Que reste-t-il de votre formation à l’OL dans le joueur que vous êtes aujourd’hui ?
Déjà, je garde un souvenir incroyable de ma formation à l’OL. Quand je suis arrivé, j’avais 15 ans et, quand je suis parti, j’en avais 21. J’ai tout appris là-bas : j’ai grandi au club, j’ai signé mon premier contrat pro, j’ai joué mes premiers matchs en CFA… Le joueur que je suis aujourd’hui, c’est grâce à ma formation à l’OL. Les formateurs m’ont tout appris, et c’est grâce à eux que j’en suis là.

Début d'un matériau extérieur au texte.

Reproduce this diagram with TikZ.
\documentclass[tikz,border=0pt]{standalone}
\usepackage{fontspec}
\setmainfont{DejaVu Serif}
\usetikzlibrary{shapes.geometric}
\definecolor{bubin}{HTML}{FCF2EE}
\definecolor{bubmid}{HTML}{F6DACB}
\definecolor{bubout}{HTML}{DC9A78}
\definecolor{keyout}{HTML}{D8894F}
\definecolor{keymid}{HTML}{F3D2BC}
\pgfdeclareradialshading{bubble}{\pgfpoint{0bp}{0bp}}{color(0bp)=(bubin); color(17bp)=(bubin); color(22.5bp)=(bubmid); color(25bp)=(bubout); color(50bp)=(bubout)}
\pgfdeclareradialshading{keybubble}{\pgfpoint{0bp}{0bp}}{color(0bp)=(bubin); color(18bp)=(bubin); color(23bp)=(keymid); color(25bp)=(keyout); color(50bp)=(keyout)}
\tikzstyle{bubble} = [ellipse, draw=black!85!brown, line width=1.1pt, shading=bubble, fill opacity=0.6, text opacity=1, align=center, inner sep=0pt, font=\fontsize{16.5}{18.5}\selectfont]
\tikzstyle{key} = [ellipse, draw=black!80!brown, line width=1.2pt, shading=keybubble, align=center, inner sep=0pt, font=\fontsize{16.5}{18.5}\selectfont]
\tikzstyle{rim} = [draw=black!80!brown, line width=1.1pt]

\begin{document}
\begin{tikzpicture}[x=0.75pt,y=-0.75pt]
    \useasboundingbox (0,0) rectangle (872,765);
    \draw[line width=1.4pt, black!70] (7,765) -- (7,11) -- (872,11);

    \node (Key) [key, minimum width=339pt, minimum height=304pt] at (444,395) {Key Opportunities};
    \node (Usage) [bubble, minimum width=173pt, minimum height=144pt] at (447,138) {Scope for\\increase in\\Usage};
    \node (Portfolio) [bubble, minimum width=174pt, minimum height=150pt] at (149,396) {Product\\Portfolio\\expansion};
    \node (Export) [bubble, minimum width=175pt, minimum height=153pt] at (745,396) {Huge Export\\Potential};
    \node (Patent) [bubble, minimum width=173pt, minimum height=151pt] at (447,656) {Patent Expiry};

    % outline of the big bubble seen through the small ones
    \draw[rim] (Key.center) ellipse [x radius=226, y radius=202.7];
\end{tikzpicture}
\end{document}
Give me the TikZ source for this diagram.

Vous auriez aimé vous y imposer ?
Forcément. Quand tu es formé dans un club, tu rêves toujours de t’y imposer. Après, le plus important pour moi, c’était de suivre une très bonne formation et d’en sortir heureux. Mais j’ai quand même réussi à devenir pro et à goûter au monde professionnel avec l’OL. Ensuite, forcément, j’ai dû faire un choix par rapport à mon envie d’avoir du temps de jeu tous les week-ends à haut niveau. Et, à l’OL, ce n’était pas possible à cette période-là, donc c’est pour cela que je suis parti taper à d’autres portes.

L’idée d’un jour performer en Ligue 1 Uber Eats est toujours dans un coin de votre tête ?
Oui. Ça fait partie de mes objectifs. Je travaille dur pour atteindre le très, très haut niveau et aller chercher le maximum possible.

Sentez-vous le HAC capable de se mêler à la course pour la montée ?
On ne se prend pas la tête. On ne pose pas de question. On travaille dur la semaine pour essayer de gagner un maximum de matchs. A l’entraînement ou dans le vestiaire, on ne se fixe pas d’objectif précis. La seule chose qu’on veut : c’est gagner le plus de matchs. Le club ne nous met aucune pression. On fera les comptes à la fin.